Suu Kyi predicted Reuters verdict based on ‘her own facts’: NLD spokesman

Daw Aung San Suu Kyi speaks to NHK World correspondent Orie Sugimoto in June 2018. Photo: Zaw Htay / Facebook
Daw Aung San Suu Kyi speaks to NHK World correspondent Orie Sugimoto in June 2018. Photo: Zaw Htay / Facebook

State Counsellor Aung San Suu Kyi knew that two Reuters reporters accused of possessing state secrets would be found guilty months before Monday’s verdict because she had privileged information about the case, according to a spokesperson for her party.
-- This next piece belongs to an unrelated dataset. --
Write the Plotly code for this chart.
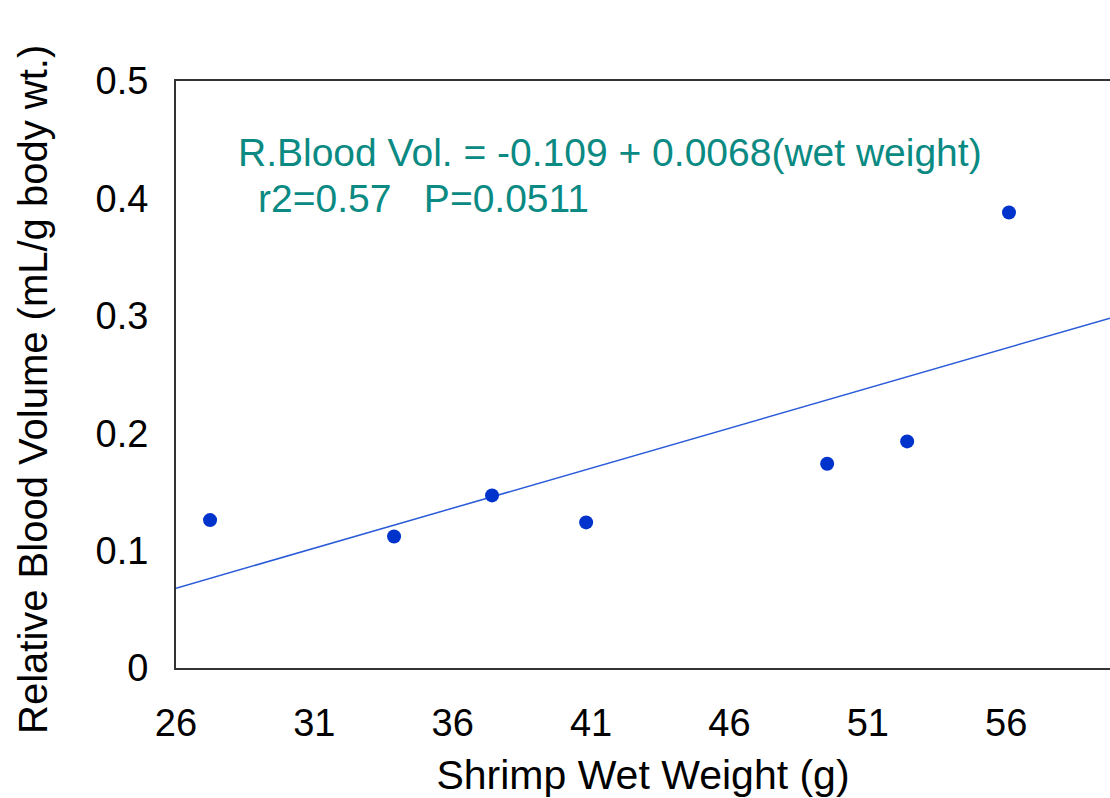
import plotly.graph_objects as go

# Data
wet_weight = [27.23, 33.88, 37.42, 40.82, 49.53, 52.42, 56.10]
rel_blood_vol = [0.126, 0.112, 0.147, 0.124, 0.174, 0.193, 0.388]

# Regression line endpoints (R.Blood Vol. = -0.109 + 0.0068 * wet weight)
fit_x = [26.0, 59.75]
fit_y = [0.068, 0.298]

x_ticks = [26, 31, 36, 41, 46, 51, 56]
y_ticks = [0, 0.1, 0.2, 0.3, 0.4, 0.5]
y_tick_text = ["0", "0.1", "0.2", "0.3", "0.4", "0.5"]

FONT = "Liberation Sans, Arial, sans-serif"
TEAL = "#0a8a82"

fig = go.Figure()
fig.add_trace(go.Scatter(
    x=fit_x, y=fit_y, mode="lines",
    line=dict(color="#2a5bd7", width=1.5),
    showlegend=False, hoverinfo="skip",
))
fig.add_trace(go.Scatter(
    x=wet_weight, y=rel_blood_vol, mode="markers",
    marker=dict(color="#0033cc", size=14),
    showlegend=False,
))

fig.add_annotation(
    x=28.17, y=0.4395, xref="x", yref="y",
    text="R.Blood Vol. = -0.109 + 0.0068(wet weight)",
    showarrow=False, xanchor="left", yanchor="middle",
    font=dict(family=FONT, size=39, color=TEAL),
)
fig.add_annotation(
    x=28.89, y=0.3995, xref="x", yref="y",
    text="r2=0.57   P=0.0511",
    showarrow=False, xanchor="left", yanchor="middle",
    font=dict(family=FONT, size=39, color=TEAL),
)

plot_w = 1110 - 176
plot_h = 798 - 81 - 130
# y-axis title
fig.add_annotation(
    x=(33 - 176) / plot_w, y=(668 - 390) / plot_h,
    xref="paper", yref="paper",
    xanchor="center", yanchor="middle",
    text="Relative Blood Volume (mL/g body wt.)",
    showarrow=False, textangle=-90,
    font=dict(family=FONT, size=40, color="black"),
)

fig.update_layout(
    width=1110, height=798,
    margin=dict(l=176, r=0, t=81, b=130, autoexpand=False),
    paper_bgcolor="white", plot_bgcolor="white",
    font=dict(family=FONT, color="black"),
)

fig.update_xaxes(
    range=[26, 59.75], tickvals=x_ticks, ticktext=[str(v) for v in x_ticks],
    showgrid=False, zeroline=False,
    showline=True, mirror=True, linecolor="#333333", linewidth=2,
    ticks="outside", ticklen=20, tickcolor="rgba(0,0,0,0)",
    tickfont=dict(family=FONT, size=38, color="black"),
    title=dict(text="Shrimp Wet Weight (g)", standoff=28,
               font=dict(family=FONT, size=41, color="black")),
    automargin=False,
)
fig.update_yaxes(
    range=[0, 0.5], tickvals=y_ticks, ticktext=y_tick_text,
    showgrid=False, zeroline=False,
    showline=True, linecolor="#333333", linewidth=2,
    ticks="outside", ticklen=18, tickcolor="rgba(0,0,0,0)",
    tickfont=dict(family=FONT, size=38, color="black"),
    automargin=False,
)

fig.write_html("out.html")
“She has her own facts that could support her ability to comment on the case,” National League for Democracy (NLD) spokesperson Dr. Myo Nyunt told Coconuts shortly after reporters Wa Lone and Kyaw Soe Oo were sentenced to seven years with hard labor under Myanmar’s colonial-era Official Secrets Act.

The two reporters were arrested in Dec. 2017 while they were working on a story that would later expose a massacre of Rohingya civilians by Myanmar troops in northern Rakhine State the previous September. While the state counsellor made almost no public comments about the case, members of her government have maintained that she had no influence over the outcome, insisting that the judicial process would determine whether the reporters were guilty of possessing secret government information.

In June, however, Aung San Suu Kyi broke her silence during an interview with Japanese broadcaster NHK. When the interviewer asked her whether the arrest of the two reporters while covering human rights abuses in Rakhine State constituted a limitation on freedom of speech in Myanmar, Suu Kyi replied: “They weren’t arrested for covering the Rakhine issue. They were arrested because they broke the Official Secrets Act.”

Rights groups promptly criticized her for presuming their guilt and prejudicing the verdict, which ultimately came out as she predicted.

However, despite the revelation that Suu Kyi knew the verdict since June, Dr. Myo Nyunt insisted that the NLD itself had no influence over it.

“We don’t want to comment on the case. It’s all under the judicial system. We are separate, just like just like the executive, legislative, and judicial branches. The party has no comment on those particular sectors,” he said.

When asked whether the NLD was satisfied with the rule of law and the judicial system in Myanmar, he said: “I think these sectors need to be improved. The people working within these sectors should try to improve them.”

Despite condemnations of the guilty verdict from the UN and several foreign governments, Suu Kyi has resumed her policy of silence. Deputy information minister Aung Hla Tun defended this policy, telling AFP: “Criticizing the judicial system would be tantamount to contempt of court. I don’t think she will do it.”

Asked whether he thinks the state counsellor’s comment in June influenced the outcome of the case, Reuters Asia editor Kevin Krolicki said: “I think the only full answer could come from the government.”

Speaking to reporters outside the courthouse on Monday, Krolicki called the guilty verdict an “injustice”, adding that “the government of Myanmar now has a responsibility to set this right”.